[START]

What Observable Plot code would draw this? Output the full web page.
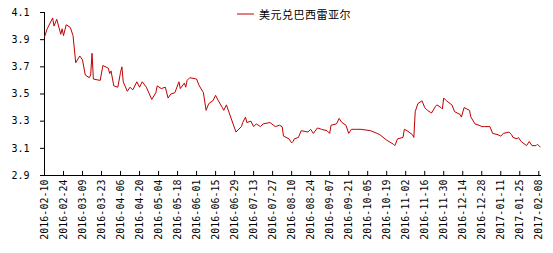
<!DOCTYPE html>
<html><head><meta charset="utf-8">
<script src="https://cdn.jsdelivr.net/npm/d3@7"></script>
<script src="https://cdn.jsdelivr.net/npm/@observablehq/plot@0.6"></script>
<style>
body{margin:0;background:#fff;}
#wrap{position:relative;width:553px;height:253px;}
#legend{position:absolute;left:237px;top:6px;font:11px "Noto Sans CJK SC";letter-spacing:0.5px;display:flex;align-items:center;color:#000;}
#legend svg{margin-right:4px;}
</style></head><body>
<div id="wrap"><div id="legend"><svg width="18" height="4"><line x1="0" x2="17" y1="2" y2="2" stroke="#c00000" stroke-width="1"/></svg><span>美元兑巴西雷亚尔</span></div></div>
<script>
const seriesName = "美元兑巴西雷亚尔";
const dates = [
"2016-02-10","2016-02-12","2016-02-16","2016-02-17","2016-02-19","2016-02-22","2016-02-23","2016-02-24","2016-02-26","2016-02-29",
"2016-03-02","2016-03-04","2016-03-07","2016-03-09","2016-03-11","2016-03-14","2016-03-15","2016-03-16","2016-03-17","2016-03-22",
"2016-03-24","2016-03-28","2016-03-29","2016-03-30","2016-04-01","2016-04-04","2016-04-06","2016-04-07","2016-04-08","2016-04-11",
"2016-04-13","2016-04-15","2016-04-18","2016-04-20","2016-04-22","2016-04-25","2016-04-29","2016-05-02","2016-05-03","2016-05-06",
"2016-05-09","2016-05-11","2016-05-13","2016-05-16","2016-05-19","2016-05-20","2016-05-23","2016-05-24","2016-05-25","2016-05-27",
"2016-06-01","2016-06-03","2016-06-06","2016-06-08","2016-06-10","2016-06-13","2016-06-15","2016-06-17","2016-06-20","2016-06-21",
"2016-06-23","2016-06-24","2016-06-30","2016-07-04","2016-07-05","2016-07-07","2016-07-08","2016-07-11","2016-07-13","2016-07-15",
"2016-07-18","2016-07-20","2016-07-25","2016-07-29","2016-08-01","2016-08-03","2016-08-04","2016-08-08","2016-08-10","2016-08-11",
"2016-08-12","2016-08-15","2016-08-17","2016-08-22","2016-08-24","2016-08-26","2016-08-29","2016-09-01","2016-09-05","2016-09-07",
"2016-09-08","2016-09-12","2016-09-14","2016-09-16","2016-09-19","2016-09-21","2016-09-23","2016-09-27","2016-09-30","2016-10-07",
"2016-10-12","2016-10-14","2016-10-19","2016-10-24","2016-10-25","2016-10-27","2016-10-31","2016-11-01","2016-11-03","2016-11-07",
"2016-11-08","2016-11-09","2016-11-11","2016-11-14","2016-11-16","2016-11-18","2016-11-21","2016-11-24","2016-11-25","2016-11-28",
"2016-11-29","2016-11-30","2016-12-02","2016-12-06","2016-12-08","2016-12-12","2016-12-13","2016-12-15","2016-12-19","2016-12-20",
"2016-12-23","2016-12-26","2016-12-28","2016-12-30","2017-01-03","2017-01-05","2017-01-09","2017-01-11","2017-01-13","2017-01-17",
"2017-01-19","2017-01-20","2017-01-23","2017-01-24","2017-01-26","2017-01-30","2017-02-01","2017-02-03","2017-02-06","2017-02-07",
"2017-02-09"
];
const values = [
3.92,3.98,4.06,4.00,4.05,3.94,3.98,3.93,4.01,3.99,
3.93,3.73,3.78,3.75,3.64,3.62,3.64,3.80,3.61,3.60,
3.71,3.69,3.65,3.67,3.56,3.55,3.66,3.70,3.59,3.52,
3.55,3.53,3.59,3.55,3.59,3.55,3.46,3.51,3.56,3.54,
3.55,3.47,3.50,3.51,3.59,3.54,3.58,3.55,3.60,3.62,
3.61,3.56,3.51,3.38,3.43,3.45,3.49,3.45,3.40,3.38,
3.42,3.39,3.22,3.26,3.29,3.33,3.29,3.30,3.26,3.28,
3.26,3.28,3.29,3.26,3.27,3.26,3.19,3.17,3.14,3.15,
3.17,3.18,3.23,3.22,3.24,3.21,3.25,3.24,3.23,3.21,
3.27,3.28,3.32,3.29,3.27,3.21,3.24,3.24,3.24,3.23,
3.21,3.20,3.16,3.13,3.12,3.17,3.18,3.24,3.23,3.20,
3.18,3.37,3.43,3.45,3.40,3.38,3.36,3.41,3.42,3.40,
3.39,3.47,3.45,3.42,3.37,3.35,3.33,3.40,3.38,3.33,
3.28,3.27,3.26,3.26,3.26,3.21,3.20,3.19,3.21,3.22,
3.20,3.18,3.17,3.18,3.15,3.12,3.15,3.12,3.12,3.13,
3.11
];
const yTicks = [2.9, 3.1, 3.3, 3.5, 3.7, 3.9, 4.1];
const xTickLabels = [
"2016-02-10","2016-02-24","2016-03-09","2016-03-23","2016-04-06","2016-04-20","2016-05-04","2016-05-18","2016-06-01",
"2016-06-15","2016-06-29","2016-07-13","2016-07-27","2016-08-10","2016-08-24","2016-09-07","2016-09-21","2016-10-05",
"2016-10-19","2016-11-02","2016-11-16","2016-11-30","2016-12-14","2016-12-28","2017-01-11","2017-01-25","2017-02-08"
];
const xDomain = ["2016-02-10", "2017-02-10"];

const parse = d3.utcParse("%Y-%m-%d");
const data = dates.map((d, i) => ({date: parse(d), value: values[i], series: seriesName}));
const xTicks = xTickLabels.map(parse);

const chart = Plot.plot({
  width: 553, height: 253,
  marginLeft: 44, marginRight: 12, marginTop: 12, marginBottom: 78,
  style: {background: "#fff", fontFamily: "'DejaVu Sans Mono', monospace", fontSize: "10px", color: "#000"},
  x: {type: "utc", domain: xDomain.map(parse)},
  y: {domain: [yTicks[0], yTicks[yTicks.length - 1]]},
  marks: [
    Plot.axisY({ticks: yTicks, tickSize: 4, tickPadding: 11, tickFormat: d => d.toFixed(1), label: null}),
    Plot.axisX({ticks: xTicks, tickSize: 0, tickPadding: 4, tickRotate: -90, tickFormat: d3.utcFormat("%Y-%m-%d"), label: null}),
    Plot.ruleX(xTicks, {x: d => d, y1: yTicks[0], y2: yTicks[0] + 0.03, stroke: "#000"}),
    Plot.ruleX([parse(xDomain[0])], {stroke: "#000"}),
    Plot.ruleY([yTicks[0]], {stroke: "#000"}),
    Plot.lineY(data, {x: "date", y: "value", stroke: "#c00000", strokeWidth: 1})
  ]
});
document.getElementById("wrap").appendChild(chart);
</script>
</body></html>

[END]

## Exercise details
Keep every word of the data as it is when you write it out, but drop the pictures.

## Answer in full
What Observable Plot code would draw this? Output the full web page.
<!DOCTYPE html>
<html><head><meta charset="utf-8">
<script src="https://cdn.jsdelivr.net/npm/d3@7"></script>
<script src="https://cdn.jsdelivr.net/npm/@observablehq/plot@0.6"></script>
<style>
body{margin:0;background:#fff;}
#wrap{position:relative;width:553px;height:253px;}
#legend{position:absolute;left:237px;top:6px;font:11px "Noto Sans CJK SC";letter-spacing:0.5px;display:flex;align-items:center;color:#000;}
#legend svg{margin-right:4px;}
</style></head><body>
<div id="wrap"><div id="legend"><svg width="18" height="4"><line x1="0" x2="17" y1="2" y2="2" stroke="#c00000" stroke-width="1"/></svg><span>美元兑巴西雷亚尔</span></div></div>
<script>
const seriesName = "美元兑巴西雷亚尔";
const dates = [
"2016-02-10","2016-02-12","2016-02-16","2016-02-17","2016-02-19","2016-02-22","2016-02-23","2016-02-24","2016-02-26","2016-02-29",
"2016-03-02","2016-03-04","2016-03-07","2016-03-09","2016-03-11","2016-03-14","2016-03-15","2016-03-16","2016-03-17","2016-03-22",
"2016-03-24","2016-03-28","2016-03-29","2016-03-30","2016-04-01","2016-04-04","2016-04-06","2016-04-07","2016-04-08","2016-04-11",
"2016-04-13","2016-04-15","2016-04-18","2016-04-20","2016-04-22","2016-04-25","2016-04-29","2016-05-02","2016-05-03","2016-05-06",
"2016-05-09","2016-05-11","2016-05-13","2016-05-16","2016-05-19","2016-05-20","2016-05-23","2016-05-24","2016-05-25","2016-05-27",
"2016-06-01","2016-06-03","2016-06-06","2016-06-08","2016-06-10","2016-06-13","2016-06-15","2016-06-17","2016-06-20","2016-06-21",
"2016-06-23","2016-06-24","2016-06-30","2016-07-04","2016-07-05","2016-07-07","2016-07-08","2016-07-11","2016-07-13","2016-07-15",
"2016-07-18","2016-07-20","2016-07-25","2016-07-29","2016-08-01","2016-08-03","2016-08-04","2016-08-08","2016-08-10","2016-08-11",
"2016-08-12","2016-08-15","2016-08-17","2016-08-22","2016-08-24","2016-08-26","2016-08-29","2016-09-01","2016-09-05","2016-09-07",
"2016-09-08","2016-09-12","2016-09-14","2016-09-16","2016-09-19","2016-09-21","2016-09-23","2016-09-27","2016-09-30","2016-10-07",
"2016-10-12","2016-10-14","2016-10-19","2016-10-24","2016-10-25","2016-10-27","2016-10-31","2016-11-01","2016-11-03","2016-11-07",
"2016-11-08","2016-11-09","2016-11-11","2016-11-14","2016-11-16","2016-11-18","2016-11-21","2016-11-24","2016-11-25","2016-11-28",
"2016-11-29","2016-11-30","2016-12-02","2016-12-06","2016-12-08","2016-12-12","2016-12-13","2016-12-15","2016-12-19","2016-12-20",
"2016-12-23","2016-12-26","2016-12-28","2016-12-30","2017-01-03","2017-01-05","2017-01-09","2017-01-11","2017-01-13","2017-01-17",
"2017-01-19","2017-01-20","2017-01-23","2017-01-24","2017-01-26","2017-01-30","2017-02-01","2017-02-03","2017-02-06","2017-02-07",
"2017-02-09"
];
const values = [
3.92,3.98,4.06,4.00,4.05,3.94,3.98,3.93,4.01,3.99,
3.93,3.73,3.78,3.75,3.64,3.62,3.64,3.80,3.61,3.60,
3.71,3.69,3.65,3.67,3.56,3.55,3.66,3.70,3.59,3.52,
3.55,3.53,3.59,3.55,3.59,3.55,3.46,3.51,3.56,3.54,
3.55,3.47,3.50,3.51,3.59,3.54,3.58,3.55,3.60,3.62,
3.61,3.56,3.51,3.38,3.43,3.45,3.49,3.45,3.40,3.38,
3.42,3.39,3.22,3.26,3.29,3.33,3.29,3.30,3.26,3.28,
3.26,3.28,3.29,3.26,3.27,3.26,3.19,3.17,3.14,3.15,
3.17,3.18,3.23,3.22,3.24,3.21,3.25,3.24,3.23,3.21,
3.27,3.28,3.32,3.29,3.27,3.21,3.24,3.24,3.24,3.23,
3.21,3.20,3.16,3.13,3.12,3.17,3.18,3.24,3.23,3.20,
3.18,3.37,3.43,3.45,3.40,3.38,3.36,3.41,3.42,3.40,
3.39,3.47,3.45,3.42,3.37,3.35,3.33,3.40,3.38,3.33,
3.28,3.27,3.26,3.26,3.26,3.21,3.20,3.19,3.21,3.22,
3.20,3.18,3.17,3.18,3.15,3.12,3.15,3.12,3.12,3.13,
3.11
];
const yTicks = [2.9, 3.1, 3.3, 3.5, 3.7, 3.9, 4.1];
const xTickLabels = [
"2016-02-10","2016-02-24","2016-03-09","2016-03-23","2016-04-06","2016-04-20","2016-05-04","2016-05-18","2016-06-01",
"2016-06-15","2016-06-29","2016-07-13","2016-07-27","2016-08-10","2016-08-24","2016-09-07","2016-09-21","2016-10-05",
"2016-10-19","2016-11-02","2016-11-16","2016-11-30","2016-12-14","2016-12-28","2017-01-11","2017-01-25","2017-02-08"
];
const xDomain = ["2016-02-10", "2017-02-10"];

const parse = d3.utcParse("%Y-%m-%d");
const data = dates.map((d, i) => ({date: parse(d), value: values[i], series: seriesName}));
const xTicks = xTickLabels.map(parse);

const chart = Plot.plot({
  width: 553, height: 253,
  marginLeft: 44, marginRight: 12, marginTop: 12, marginBottom: 78,
  style: {background: "#fff", fontFamily: "'DejaVu Sans Mono', monospace", fontSize: "10px", color: "#000"},
  x: {type: "utc", domain: xDomain.map(parse)},
  y: {domain: [yTicks[0], yTicks[yTicks.length - 1]]},
  marks: [
    Plot.axisY({ticks: yTicks, tickSize: 4, tickPadding: 11, tickFormat: d => d.toFixed(1), label: null}),
    Plot.axisX({ticks: xTicks, tickSize: 0, tickPadding: 4, tickRotate: -90, tickFormat: d3.utcFormat("%Y-%m-%d"), label: null}),
    Plot.ruleX(xTicks, {x: d => d, y1: yTicks[0], y2: yTicks[0] + 0.03, stroke: "#000"}),
    Plot.ruleX([parse(xDomain[0])], {stroke: "#000"}),
    Plot.ruleY([yTicks[0]], {stroke: "#000"}),
    Plot.lineY(data, {x: "date", y: "value", stroke: "#c00000", strokeWidth: 1})
  ]
});
document.getElementById("wrap").appendChild(chart);
</script>
</body></html>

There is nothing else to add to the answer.